L'un des derniers sujets à la mode est le CV et les mensonges qu'il véhicule. De l'arrangement d'un diplôme, aux dates falsifiées gommant par la même occasion une période de chômage plus ou moins longue, en passant par la maîtrise des langues étrangères, nous apprenons que trois CV sur quatre contiennent (au moins) un mensonge et que 90% des candidats déclarent arranger leur CV. Entre nous, est-ce vraiment un scoop ?
Lorsque tout le monde déclare mentir sur son CV et que quelques uns crient "au loup" sur cette tendance grandissante, je ne peux m'empêcher de penser que le mensonge trouve son origine, non pas dans la mythomanie, mais davantage dans la peur, la peur de perdre ce que l'on a ou ce que l'on vise. La peur est au centre d'une démarche de construction du CV qui vise à justifier, coûte que coûte, un parcours, un choix, des études (ou leur absence) ou tout autre mouvement dans une vie professionnelle pour obtenir une sécurité, un poste, un travail.
Aujourd'hui, le mensonge sur le CV est davantage pointé du doigt que ce qui le provoque et là, je crois que nous entrons dans une autre dimension du mensonge, non plus celui de l'arrangement individuel (celui qui nous concerne tous devant notre page blanche), mais davantage l'aveuglement absurde et destructeur d'une société qui ne s'aperçoit plus qu'elle se ment à elle même. Les mensonges ne sont pas dus à la malhonnêteté "naturelle" des candidats mais bien à une peur associée à une perte d'emploi, de revenus, de statuts, d'équilibre, de confort... Un candidat ayant menti sur son CV est d'abord un candidat qui vise à ne pas perdre un objectif, parce que la perte de cet objectif lui fait peur, peut-être est-il alors plus motivé qu'un autre qui n'aurait pas menti (je sais, j'exagère le trait) !
Tout comme vous, je n'aime pas le mensonge, la tricherie, tout comme vous, je prétends que l'honnêteté est ce qui permet de vivre un peu plus en accord avec soi-même, en changeant de regard sur nos épreuves et difficultés, nous pouvons assumer une part d'honnêteté bien plus épanouissante que le mensonge.
En revanche, ce que je condamne de toutes mes forces, ce sont ces discours moralisateurs d'entreprises se plaignant de ne plus recevoir un seul CV "non arrangé", comme si l'inquiétude générée par le climat actuel n'avait aucune incidence sur nos comportements (y compris celui des entreprises bien sûr), comme si cela ne comptait pas, comme si elles vivaient dans un monde juste, absolument honnête et transparent et que nous, pauvres humains, soyons si bas qu'il nous faille mentir. Celui qui aujourd'hui me semble le plus malhonnête est celui qui dénonce la tricherie de tous les candidats sans tenir compte du contexte.

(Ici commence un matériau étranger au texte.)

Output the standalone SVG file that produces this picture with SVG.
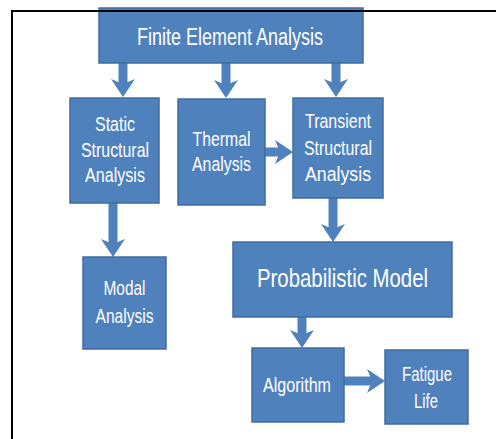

Je ne crois pas que que les outils changeront nos pratiques et que nous cesserons subitement de mentir, en entretien, sur nos déclarations ou autres actes de candidatures. En revanche, j'estime indispensable de changer les pratiques des recruteurs (ce sera plus facile, ils sont moins nombreux !), qu'ils communiquent davantage sur l'amour de leur travail plutôt que sur les stratégies leur permettant de ne plus lire les CV, de ne plus recevoir les candidats, qu'ils cessent également de nous faire comprendre qu'ils s'ennuient à mourir en nous recevant ou bien en "analysant" nos parcours et qu'ils apprennent enfin à dénicher le meilleur, les pépites, l'exceptionnel en chacun d'entre nous plutôt que de s'intéresser à tout ce qui nous a fait trébucher, en gros, qu'ils mobilisent davantage nos motivations, envies et réussites plutôt que nos peurs.